Big politics, real lives

Submitted by AWL on 14 October, 2014 - 5:26 Author: Ed Mustill

It’s tempting to think of the The Village as the BBC’s anti-Downton. Set during roughly in the same time period as everyone’s favourite High Tory soap opera, the two shows were bound to draw comparisons, but they are totally different beasts.

While Downton Abbey approaches the class system of early 20th century England with a sort of Things-Were-Better-Then gentility, at times The Village has been so bleak that it has drawn inevitable criticism for being a cover for lefty, kitchen-sink agitprop.

Written by Peter Moffat (Cambridge Spies, Silk) The Village is inspired by Heimat, the long-running German film series which depicted the impact of the big 20th century political events on a family from the Rheinland. Moffat is keen for his drama to similarly stretch across the years in future series.

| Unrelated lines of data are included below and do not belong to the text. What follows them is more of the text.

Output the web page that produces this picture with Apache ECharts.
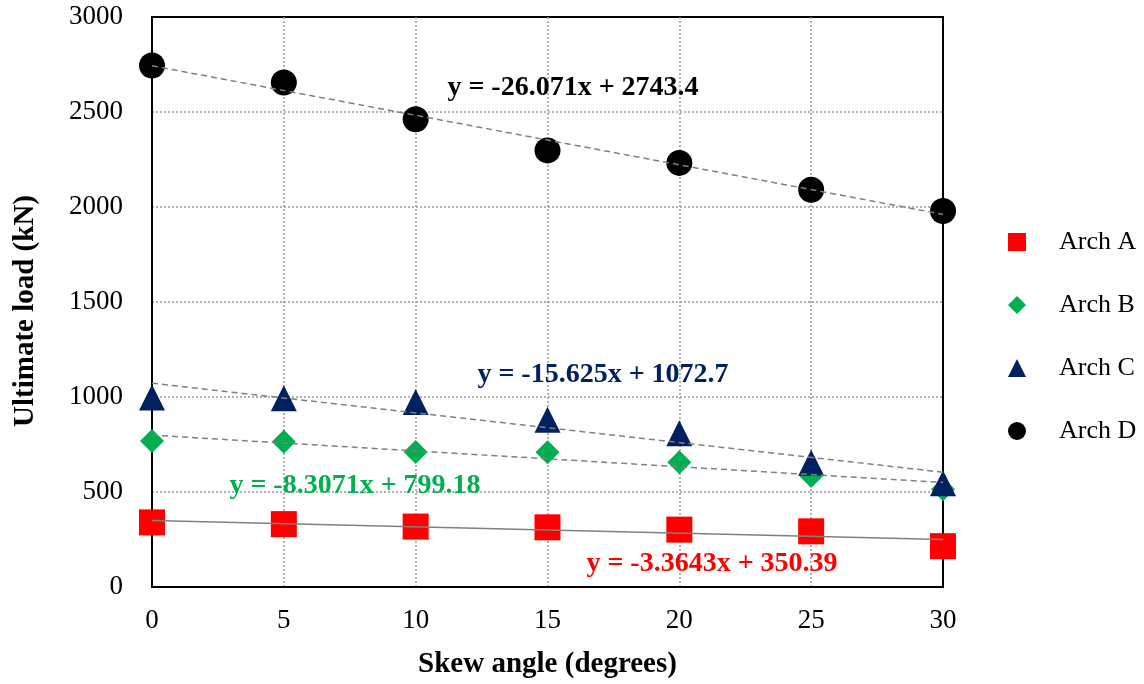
<!DOCTYPE html>
<html>
<head>
<meta charset="utf-8">
<script src="https://cdn.jsdelivr.net/npm/echarts@6/dist/echarts.min.js"></script>
<style>
    html, body { margin: 0; padding: 0; background: #fff; }
    #main { width: 1144px; height: 684px; }
</style>
</head>
<body>
<div id="main"></div>
<script>
// skew angles
var angles = [0, 5, 10, 15, 20, 25, 30];
// ultimate load (kN)
var archA = [340, 331, 318, 314, 302, 293, 215];
var archB = [768, 765, 711, 709, 656, 584, 514];
var archC = [997, 994, 974, 880, 809, 654, 546];
var archD = [2745, 2655, 2462, 2298, 2232, 2091, 1979];
// trend line end points [x, y]
var trendA = [[0, 350.39], [30, 249.46]];
var trendB = [[0, 799.18], [30, 549.97]];
var trendC = [[0, 1072.7], [30, 603.95]];
var trendD = [[0, 2743.4], [30, 1961.3]];
var names = ['Arch A', 'Arch B', 'Arch C', 'Arch D'];

var serif = '"Liberation Serif", "DejaVu Serif", serif';

function pts(vals) {
    var out = [];
    for (var i = 0; i < angles.length; i++) {
        out.push([angles[i], vals[i]]);
    }
    return out;
}

// 散点
function pointSeries(name, vals, symbol, size, color) {
    return {
        name: name,
        type: 'scatter',
        data: pts(vals),
        symbol: symbol,
        symbolSize: size,
        itemStyle: { color: color, opacity: 1 },
        z: 3
    };
}

// 趋势线
function trendSeries(data, dashed) {
    return {
        type: 'line',
        data: data,
        showSymbol: false,
        silent: true,
        lineStyle: { color: '#808080', width: 1.5, type: dashed ? [6, 4] : 'solid' },
        z: 4
    };
}

function eqText(x, y, text, color) {
    return {
        type: 'text',
        x: x,
        y: y,
        style: {
            text: text,
            fill: color,
            font: 'bold 28px ' + serif,
            align: 'center',
            verticalAlign: 'middle'
        },
        z: 10
    };
}

var axisLabel = {
    fontFamily: serif, fontSize: 27, color: '#000',
    formatter: function (v) { return String(v); }
};
var split = { showMinLine: false, showMaxLine: false, lineStyle: { color: '#999', type: [2, 2], width: 1.5 } };

var chart = echarts.init(document.getElementById('main'));
chart.setOption({
    animation: false,
    backgroundColor: '#fff',
    grid: {
        left: 152, right: 201, top: 17, bottom: 97,
        outerBoundsMode: 'none',
        containLabel: false,
        show: true, borderColor: '#000', borderWidth: 2
    },
    legend: {
        data: names,
        orient: 'vertical',
        left: 1003,
        top: 224,
        itemWidth: 18,
        itemHeight: 18,
        itemGap: 37,
        textStyle: { fontFamily: serif, fontSize: 26, lineHeight: 26, color: '#000', padding: [0, 0, 0, 28] }
    },
    xAxis: {
        type: 'value',
        min: 0, max: 30, interval: 5,
        name: 'Skew angle (degrees)',
        nameLocation: 'middle',
        nameGap: 63,
        nameTextStyle: { fontFamily: serif, fontSize: 29, fontWeight: 'bold', color: '#000' },
        axisLine: { lineStyle: { color: '#000', width: 2 } },
        axisTick: { show: false },
        axisLabel: Object.assign({ margin: 20 }, axisLabel),
        splitLine: split
    },
    yAxis: {
        type: 'value',
        min: 0, max: 3000, interval: 500,
        name: 'Ultimate load (kN)',
        nameLocation: 'middle',
        nameGap: 112,
        nameRotate: 90,
        nameTextStyle: { fontFamily: serif, fontSize: 29, fontWeight: 'bold', color: '#000', padding: [0, 18, 0, 0] },
        axisLine: { lineStyle: { color: '#000', width: 2 } },
        axisTick: { show: false },
        axisLabel: Object.assign({ margin: 29 }, axisLabel),
        splitLine: split
    },
    series: [
        pointSeries('Arch A', archA, 'rect', 26, '#FF0000'),
        pointSeries('Arch B', archB, 'diamond', 24, '#00B050'),
        pointSeries('Arch C', archC, 'triangle', 26, '#002060'),
        pointSeries('Arch D', archD, 'circle', 26, '#000000'),
        trendSeries(trendA, false),
        trendSeries(trendB, true),
        trendSeries(trendC, true),
        trendSeries(trendD, true)
    ],
    graphic: [
        eqText(573, 88, 'y = -26.071x + 2743.4', '#000000'),
        eqText(603, 375, 'y = -15.625x + 1072.7', '#002060'),
        eqText(355, 486, 'y = -8.3071x + 799.18', '#00B050'),
        eqText(712, 564, 'y = -3.3643x + 350.39', '#FF0000')
    ]
});
</script>
</body>
</html>
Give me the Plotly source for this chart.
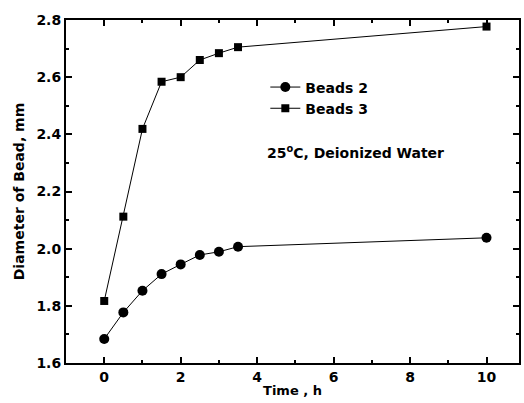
import plotly.graph_objects as go

time_h = [0, 0.5, 1.0, 1.5, 2.0, 2.5, 3.0, 3.5, 10]
beads2 = [1.684, 1.777, 1.853, 1.911, 1.945, 1.978, 1.989, 2.007, 2.038]
beads3 = [1.817, 2.112, 2.419, 2.584, 2.600, 2.660, 2.684, 2.705, 2.777]
series_names = ["Beads 2", "Beads 3"]
x_ticks = [0, 2, 4, 6, 8, 10]
y_ticks = [1.6, 1.8, 2.0, 2.2, 2.4, 2.6, 2.8]

FONT = "DejaVu Sans"

fig = go.Figure()
fig.add_trace(go.Scatter(x=time_h, y=beads2, name=series_names[0], mode="lines+markers",
                         line=dict(color="black", width=1),
                         marker=dict(symbol="circle", size=10, color="black")))
fig.add_trace(go.Scatter(x=time_h, y=beads3, name=series_names[1], mode="lines+markers",
                         line=dict(color="black", width=1),
                         marker=dict(symbol="square", size=8, color="black")))

axis_common = dict(showline=True, linecolor="black", linewidth=2, mirror="ticks",
                   ticks="inside", ticklen=6, tickwidth=1.5, tickcolor="black",
                   showgrid=False, zeroline=False,
                   tickfont=dict(family=FONT, size=14, color="black", weight="bold"))

fig.update_xaxes(range=[-1, 10.85], tickvals=x_ticks,
                 minor=dict(ticks="inside", dtick=1, tick0=0, ticklen=3, tickcolor="black"),
                 title=dict(text="Time , h", standoff=2,
                            font=dict(family=FONT, size=13, color="black", weight="bold")),
                 **axis_common)
fig.update_yaxes(range=[1.6, 2.8], tickvals=y_ticks, tickformat=".1f",
                 minor=dict(ticks="inside", dtick=0.1, tick0=1.6, ticklen=3, tickcolor="black"),
                 title=dict(text="Diameter of Bead, mm", standoff=8,
                            font=dict(family=FONT, size=14, color="black", weight="bold")),
                 **axis_common)

fig.add_annotation(x=0.44, y=0.615, xref="paper", yref="paper", xanchor="left", yanchor="middle",
                   text="25<sup>o</sup>C, Deionized Water", showarrow=False,
                   font=dict(family=FONT, size=14, color="black", weight="bold"))

fig.update_layout(width=524, height=403,
                  margin=dict(l=66, r=3, t=20, b=40),
                  paper_bgcolor="white", plot_bgcolor="white",
                  showlegend=True,
                  legend=dict(x=0.44, y=0.85, xanchor="left", yanchor="top",
                              bgcolor="rgba(0,0,0,0)", tracegroupgap=0, itemwidth=30,
                              font=dict(family=FONT, size=14, color="black", weight="bold")))

fig.write_html("out.html")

The first series takes place mainly during the First World War and is dominated by that conflict’s social effects, from the entry of women into factory work as Grace Middleton (Maxine Peake) starts sewing military boots, to the slow erosion of the stigma around married women working as teachers, explored through the career of Martha Lane (Charlie Murphy). The series ends with a poignant exploration of the now-forgotten controversy which surrounded the erection of official memorials after the war.

The second series continues to take on political events under-explored by writers to remind us of the hardships and opportunities of the post-war days, focusing mainly on the election of Ramsay McDonald’s first minority Labour government in 1923. It’s good to see writers finding inspiration from the lesser-known stories of the period; another BBC drama, Peaky Blinders, chooses to set its first series against the apparently obscure backdrop of the influence of the Irish War of Independence on the criminal gangs of Birmingham.

The village is stirred up by the arrival of miner and Labour parliamentary candidate Bill Gibby (Derek Riddell), who sparks a number of small acts of rebellion, culminating in a mass trespass on the lands of the local aristo family, the Allinghams. As a consequence, the Middleton family almost falls apart, while the Aillinghams continue to rule the roost, although not without personal tragedies of their own.

At the conclusion of the series, Gibby makes a return to the village as leader of Sheffield council (although the South Yorkshire pedant in me feels compelled to point out that the people’s party didn’t take control at Pinstone Street until 1926). His plan, exposed by Grace, is to flood the village to make a new reservoir for the city — perhaps based on the fate of the village of Derwent in 1943.

It raises an interesting political question for the next series: has Gibby, having laboured for years to break the villagers from their deferential relationship to the Allinghams, merely strengthened that relationship through his adoption of bureaucratic municipal socialism?

The Village reminds us of the capacity of the labour movement to reach every corner of the map in the early 20th century. Even in the sorts of places regarded as timeless Labour heartlands, the party’s breakthrough often didn’t come late and after serious struggle (not until the 1960s, for example, in the Derbyshire pit town of Clay Cross). The success of this movement was the result of the actions of hundreds of thousands of people working in unimaginably difficult circumstances.

Ultimately, what makes the series so good are the outstanding performances on show. But the history provides a fertile bed for actors who clearly know their trade.